Time to get out of the ethics business
Almost 10 years ago a committee of Episcopal Bishops produced a "teaching document" human sexuality declaring that the Church's traditional moral prescriptions ought to be modified to eliminate "discontinuities" between moral judgment and actual practice, that is to say, the rules had to be changed to agree with the way people actually behaved.
I circulated this document amongst some of my colleagues for comment. All of us had taught ethics courses required of all students which most take as sophomores. We agreed that by the standards we set for students in these classes, the bishop's study document should get a C+, and that purely for basic literacy and spelling.
The bishops declared that Freud was an intellectual giant, on a par with Galileo and Darwin, with whom the Church had to reckon. They had no clear understanding of the standard ethical theories that undergraduates were supposed learn about in their sophomore ethics class, appealing alternatively to Kantian notions of persons and ends in themselves and to natural law theory. They did not seem to have heard of utilitarianism or any consequentialist accounts at all. They cheerfully deduced "ought" from "is" and generally relied upon rhetoric and sentimentality in place of argument.
This was a bad term paper.
I agreed with the bishops' conclusion that the Church's traditional rules for sexual conduct were overly stringent and often damaging. Indeed, I would have gone further: I believe that all sexual activities between, or among, consenting parties, heterosexual or homosexual, whether in the context of loving, committed, monogamous relationships or not are morally ok. It was the poor quality of the bishops' arguments that that set my teeth on edge.
It was after reading this that I realized it was time for the Church to get out of the ethics business. It would not have been quite so bad if the bishops had claimed that they received their conclusions by divine revelation. But they did not. They assumed that they had expertise in ethics, and that they were competent to assess the results of scientific investigation, decide controversial moral questions in light of scientific discoveries, and pass the results on to the laity. They imagined that they were qualified to issue a "teaching" in virtue of their expertise.
The Church has gotten into trouble repeatedly by making claims that competed with the results of secular experts including notoriously Galileo and Darwin. Most clergy now recognize that they have no expertise in the hard sciences and no business issuing teachings about the age of the earth, the structure of the solar system or the origin of species. Still, they assume, with no more justification, that they have expertise in ethics. And as bishops and priests duke it out about sexual ethics, that assumption has wreaked havoc on the Church.

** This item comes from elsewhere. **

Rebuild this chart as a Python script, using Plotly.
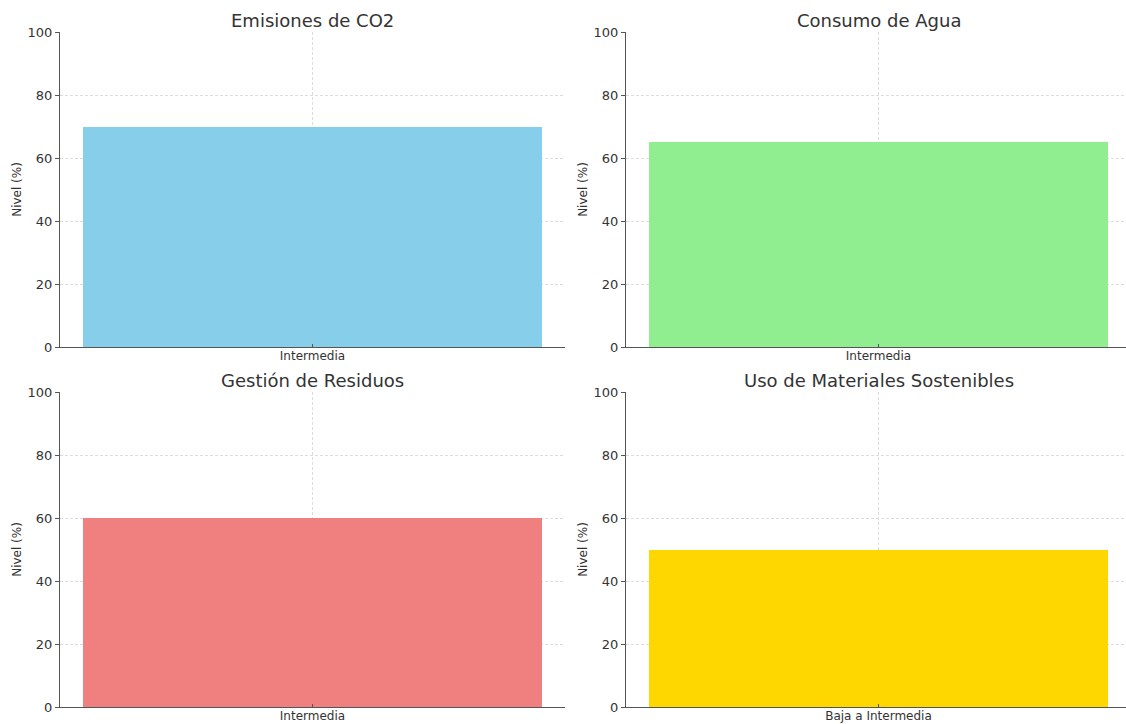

When I suggest that ethics isn't the Church's business I draw incredulous stares from people who would not turn a hair if I had ridiculed the Trinity as "a sort of committee God," announced that the idea of a God "out there" was as absurd as the idea of a God "up there" or asserted that no educated modern person could take theism seriously, all views that bishops, within my lifetime, have taught. Theology is negotiable; ethics is not. Since the Enlightenment it has been a commonplace that ethics was the Church's most important business, indeed, some have suggested, it's only business. People worry that lopping off the ethical component of Christianity trivializes it, leaves something that is not Christianity at all.
This worry is unfounded. The Creed, which says absolutely nothing about ethical issues, proclaims that there is a God in three Persons, that God became incarnate, and that we shall survive death and enjoy him forever. Such claims about the existence of an omnipotent, omniscient, omnibenevolent being and personal immortality are momentous. I have a sneaking suspicion that some people imagine that getting out of the ethics business would trivialize Christianity because they do not believe these metaphysical claims are true, or even worthy of serious consideration, and have reconstructed Christianity as "commitment to an agapistic way of life" in order to make it out as plausible and significant.
Since Kant made metaphysics disreputable, the Church, in the interest of self-preservation, has been quietly divesting itself of its theological stock while promoting its ethical sideline. Now, ironically and deservedly, the Church is being undermined by the arrogance of priests who imagine that they are in a position to offer intellectual leadership and moral guidance--as if anyone took their half-baked notions seriously. The Church might have done better minding its own business.
There is plenty of legitimate business for the Church to do: baptizing, marrying and burying, feeding the hungry, visiting the sick and comforting the dying, maintaining buildings and conducting services. Most of all, the Church's business is mysticism--maintaining church buildings as sacred spaces, openings into another world and doing liturgy through which people can participate in the cosmic drama and experience the thrill of transcendence. That is the Church's area of expertise, something which
only it can do, something we cannot do for ourselves. Ethics, by contrast, is something we can do perfectly well for ourselves, in which the Church has no special expertise.
So the Church should get out of the ethics business, and back into the mysticism business. Even if there are few takers for mysticism, there are none for its moral oracles on sexual conduct or anything else.